UEFA, like many other soccer competitions, faced the financially devastating prospect of paying punishing rebates to its broadcast partners if it did not find a way to resume, and declaring the competition over always seemed an unlikely option. Its president, Ceferin, had insisted from the earliest days of the soccer stoppage that all efforts would be made to complete the club competitions that had begun. To do so, UEFA gave national leagues a deadline of the first week in August to finish their own incomplete championships.

Most countries have found a way. Germany’s top division, the Bundesliga, became the first of Europe’s top leagues to return when it took the field in May, and it is on track to finish its season before the end of June. Leagues in Spain, Italy and England have resumed in the past week, and also are scheduled to end well before the Champions League reaches its conclusion.
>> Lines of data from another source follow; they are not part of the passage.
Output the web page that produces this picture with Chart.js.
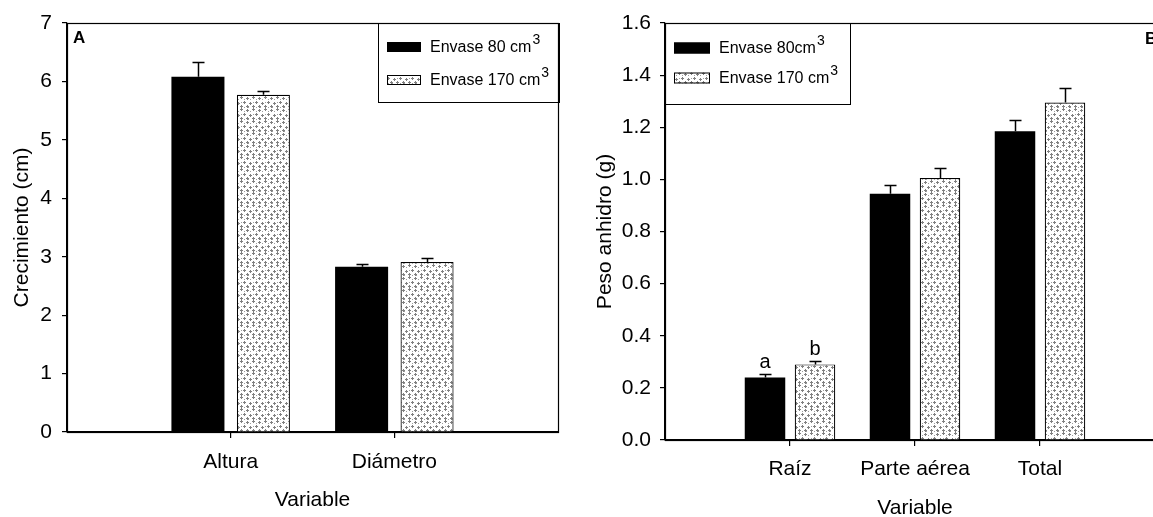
<!DOCTYPE html>
<html>
<head>
<meta charset="utf-8">
<script src="https://cdn.jsdelivr.net/npm/chart.js@4.4.1/dist/chart.umd.min.js"></script>
<style>
  html, body { margin: 0; padding: 0; background: #fff; overflow: hidden; }
  #wrap { position: relative; width: 1153px; height: 517px; overflow: hidden; background: #fff; }
  canvas { position: absolute; top: 0; }
  #cA { left: 0; }
  #cB { left: 570px; }
</style>
</head>
<body>
<div id="wrap">
  <canvas id="cA" width="570" height="517"></canvas>
  <canvas id="cB" width="610" height="530"></canvas>
</div>
<script>
// ---------- DATA ----------
const categoriesA = ['Altura', 'Diámetro'];
const envase80A   = [6.08, 2.83];
const envase170A  = [5.77, 2.91];
const errEnv80A   = [0.25, 0.05];
const errEnv170A  = [0.07, 0.07];
const yTicksA     = [0, 1, 2, 3, 4, 5, 6, 7];

const categoriesB = ['Raíz', 'Parte aérea', 'Total'];
const envase80B   = [0.24, 0.945, 1.185];
const envase170B  = [0.29, 1.005, 1.295];
const errEnv80B   = [0.013, 0.032, 0.042];
const errEnv170B  = [0.013, 0.040, 0.055];
const lettersB80  = ['a', '', ''];
const lettersB170 = ['b', '', ''];
const yTicksB     = [0.0, 0.2, 0.4, 0.6, 0.8, 1.0, 1.2, 1.4, 1.6];

const legendA = ['Envase 80 cm', 'Envase 170 cm'];
const legendB = ['Envase 80cm', 'Envase 170 cm'];

// ---------- HELPERS ----------
const FONT = '"Liberation Sans", Arial, sans-serif';
const FS = 21;
const pad = arr => [null, ...arr, null];

function makePattern(ctx) {
  const t = document.createElement('canvas');
  t.width = 12; t.height = 12;
  const g = t.getContext('2d');
  g.fillStyle = '#fff'; g.fillRect(0, 0, 12, 12);
  g.fillStyle = '#808080';
  const pts = [[0,0],[6,1],[3,5],[9,6],[0,9],[6,9]];
  pts.forEach(([x, y]) => {
    g.fillRect(x + 1, y, 1, 3);
    g.fillRect(x, y + 1, 3, 1);
  });
  g.fillStyle = '#a0a0a0';
  [[4,3],[10,3],[1,6],[8,11],[4,11]].forEach(([x, y]) => g.fillRect(x, y, 1, 1));
  return ctx.createPattern(t, 'repeat');
}

const framePlugin = {
  id: 'frame',
  afterDatasetsDraw(chart, args, opts) {
    const { ctx, chartArea: a } = chart;
    const ys = chart.scales.y;
    ctx.save();
    chart.data.datasets.forEach((ds, i) => {
      const meta = chart.getDatasetMeta(i);
      meta.data.forEach((el, j) => {
        const v = ds.data[j];
        const e = ds.errors ? ds.errors[j] : null;
        if (v == null || e == null) return;
        const yTop = Math.round(ys.getPixelForValue(v + e)) + 0.5;
        const x = Math.round(el.x) + 0.5;
        ctx.strokeStyle = '#000';
        ctx.lineWidth = 1.5;
        ctx.beginPath();
        ctx.moveTo(x, el.y);
        ctx.lineTo(x, yTop);
        ctx.moveTo(x - 6, yTop);
        ctx.lineTo(x + 6, yTop);
        ctx.stroke();
        const L = ds.letters ? ds.letters[j] : '';
        if (L) {
          ctx.fillStyle = '#000';
          ctx.font = '20px ' + FONT;
          ctx.textAlign = 'center';
          ctx.textBaseline = 'alphabetic';
          ctx.fillText(L, el.x, yTop - 7);
        }
      });
    });
    ctx.strokeStyle = '#000';
    ctx.lineWidth = 1.2;
    ctx.strokeRect(Math.round(a.left) + 0.5, Math.round(a.top) + 0.5,
                   Math.round(a.right - a.left), Math.round(a.bottom - a.top));
    const lg = opts.legend;
    if (lg) {
      ctx.lineWidth = 1;
      ctx.strokeRect(lg.x0 + 0.5, lg.y0 + 0.5, lg.x1 - lg.x0, lg.y1 - lg.y0);
      lg.rows.forEach((r, k) => {
        const ds = chart.data.datasets[k];
        ctx.fillStyle = ds.backgroundColor;
        ctx.fillRect(lg.sx, r.y - lg.sh / 2, lg.sw, lg.sh);
        ctx.strokeStyle = '#000';
        ctx.strokeRect(lg.sx + 0.5, r.y - lg.sh / 2 + 0.5, lg.sw - 1, lg.sh - 1);
        ctx.fillStyle = '#000';
        ctx.font = '16px ' + FONT;
        ctx.textAlign = 'left';
        ctx.textBaseline = 'middle';
        ctx.fillText(r.text, lg.tx, r.y + 1);
        const w = ctx.measureText(r.text).width;
        ctx.font = '14px ' + FONT;
        ctx.fillText('3', lg.tx + w + 1, r.y - 7);
      });
    }
    if (opts.panel) {
      ctx.fillStyle = '#000';
      ctx.font = 'bold 17px ' + FONT;
      ctx.textAlign = 'left';
      ctx.textBaseline = 'top';
      ctx.fillText(opts.panel.text, opts.panel.x, opts.panel.y);
    }
    ctx.restore();
  }
};

function buildOptions(cfg) {
  return {
    responsive: false,
    animation: false,
    devicePixelRatio: 1,
    layout: { padding: cfg.padding },
    plugins: {
      legend: { display: false },
      tooltip: { enabled: false },
      frame: cfg.frame
    },
    scales: {
      x: {
        type: 'category',
        offset: false,
        grid: {
          offset: false,
          drawOnChartArea: false,
          drawTicks: true,
          tickLength: 6,
          color: c => (c.tick && c.tick.label) ? '#000' : 'rgba(0,0,0,0)',
          lineWidth: 1.2
        },
        border: { display: true, color: '#000', width: 1.2 },
        ticks: {
          color: '#000',
          font: { family: FONT, size: FS },
          padding: cfg.xTickPad,
          maxRotation: 0,
          autoSkip: false
        },
        title: {
          display: true, text: 'Variable', color: '#000',
          font: { family: FONT, size: FS, lineHeight: 1.2 },
          padding: { top: 0, bottom: cfg.xTitlePad }
        },
        afterFit: s => { s.height = cfg.xHeight; }
      },
      y: {
        min: cfg.yTicks[0],
        max: cfg.yTicks[cfg.yTicks.length - 1],
        afterBuildTicks: s => { s.ticks = cfg.yTicks.map(v => ({ value: v })); },
        grid: {
          drawOnChartArea: false, drawTicks: true, tickLength: 5,
          color: '#000', lineWidth: 1.2
        },
        border: { display: true, color: '#000', width: 1.2 },
        ticks: {
          color: '#000',
          font: { family: FONT, size: FS },
          padding: cfg.yTickPad,
          callback: v => cfg.yFmt(v)
        },
        title: {
          display: true, text: cfg.yTitle, color: '#000',
          font: { family: FONT, size: FS, lineHeight: 1.2 },
          padding: { top: cfg.yTitlePad, bottom: 0 }
        },
        afterFit: s => { s.width = cfg.yWidth; }
      }
    }
  };
}

// ---------- CHART A ----------
const ctxA = document.getElementById('cA').getContext('2d');
const patA = makePattern(ctxA);
new Chart(ctxA, {
  type: 'bar',
  data: {
    labels: ['', ...categoriesA, ''],
    datasets: [
      { label: legendA[0], data: pad(envase80A), errors: pad(errEnv80A),
        backgroundColor: '#000', borderColor: '#000', borderWidth: 0,
        categoryPercentage: 0.8, barPercentage: 0.81 },
      { label: legendA[1], data: pad(envase170A), errors: pad(errEnv170A),
        backgroundColor: patA, borderColor: '#000', borderWidth: 1.2,
        categoryPercentage: 0.8, barPercentage: 0.81 }
    ]
  },
  options: buildOptions({
    padding: { top: 23, right: 11, left: 0, bottom: 0 },
    xHeight: 85, yWidth: 67, xTickPad: 12, xTitlePad: 4, yTickPad: 10, yTitlePad: 10,
    yTicks: yTicksA, yFmt: v => String(v), yTitle: 'Crecimiento (cm)',
    frame: {
      legend: { x0: 378, y0: 23, x1: 559, y1: 102, sx: 387, sw: 34, sh: 10, tx: 430,
                rows: [{ y: 47, text: legendA[0] }, { y: 80, text: legendA[1] }] },
      panel: { text: 'A', x: 73, y: 30 }
    }
  }),
  plugins: [framePlugin]
});

// ---------- CHART B ----------
const ctxB = document.getElementById('cB').getContext('2d');
const patB = makePattern(ctxB);
new Chart(ctxB, {
  type: 'bar',
  data: {
    labels: ['', ...categoriesB, ''],
    datasets: [
      { label: legendB[0], data: pad(envase80B), errors: pad(errEnv80B), letters: pad(lettersB80),
        backgroundColor: '#000', borderColor: '#000', borderWidth: 0,
        categoryPercentage: 0.8, barPercentage: 0.81 },
      { label: legendB[1], data: pad(envase170B), errors: pad(errEnv170B), letters: pad(lettersB170),
        backgroundColor: patB, borderColor: '#000', borderWidth: 1.2,
        categoryPercentage: 0.8, barPercentage: 0.81 }
    ]
  },
  options: buildOptions({
    padding: { top: 23, right: 15, left: 0, bottom: 0 },
    xHeight: 90, yWidth: 95, xTickPad: 11, xTitlePad: 9, yTickPad: 9, yTitlePad: 23,
    yTicks: yTicksB, yFmt: v => Number(v).toFixed(1), yTitle: 'Peso anhidro (g)',
    frame: {
      legend: { x0: 95, y0: 23, x1: 280, y1: 104, sx: 104, sw: 36, sh: 11, tx: 149,
                rows: [{ y: 48, text: legendB[0] }, { y: 78, text: legendB[1] }] },
      panel: { text: 'B', x: 575, y: 31 }
    }
  }),
  plugins: [framePlugin]
});
</script>
</body>
</html>
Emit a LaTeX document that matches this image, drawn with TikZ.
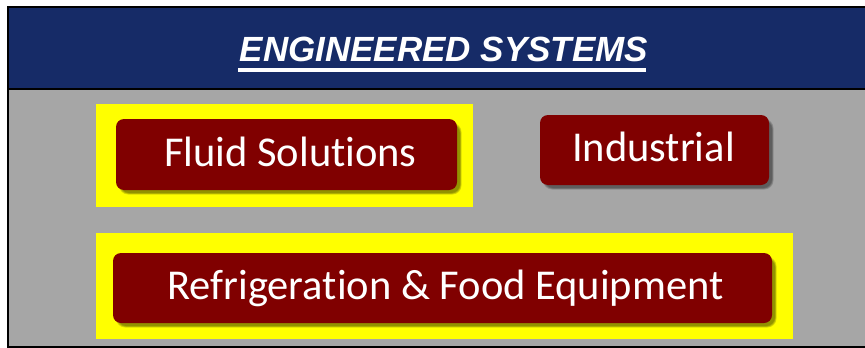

That will make the Champions League final in Lisbon — coming 14 months after the event’s first preliminary-round games — the bookend to one of the strangest European soccer seasons in history.

The Champions League had been set to finish with a showcase final in Istanbul on May 30. Now it is more likely to end in empty stadiums — the Estádio José Alvalade, home to Sporting Club, and Benfica’s Estádio da Luz — with strict hygiene protocols and teams sequestered in bio-secure hotels across Lisbon. (There is, however, hope that some fans could be allowed to enter the stadiums if the authorities lift restrictions by August.)

UEFA, which completed the proposed changes to the competition during a meeting of its executive committee held by video conference, has agreed to host next season’s final in Istanbul instead. Next year’s final, awarded to St. Petersburg, Russia, will now take place there in 2022.

By playing the competition in one location, UEFA will inadvertently spotlight a format FIFA, soccer’s global governing body, has developed for a new quadrennial version of its Club World Cup. FIFA has been forced to reschedule the first edition of the event — which had been fiercely resisted by UEFA — because of the coronavirus. It had been set to be played in China next summer, but those dates are now unavailable because of scheduling clashes with the rearranged European and South American national team championships.

Ceferin said the measures taken to complete this season’s event would not be used as a blueprint; he said he considered them the only way for UEFA to resolve a situation that it was forced into.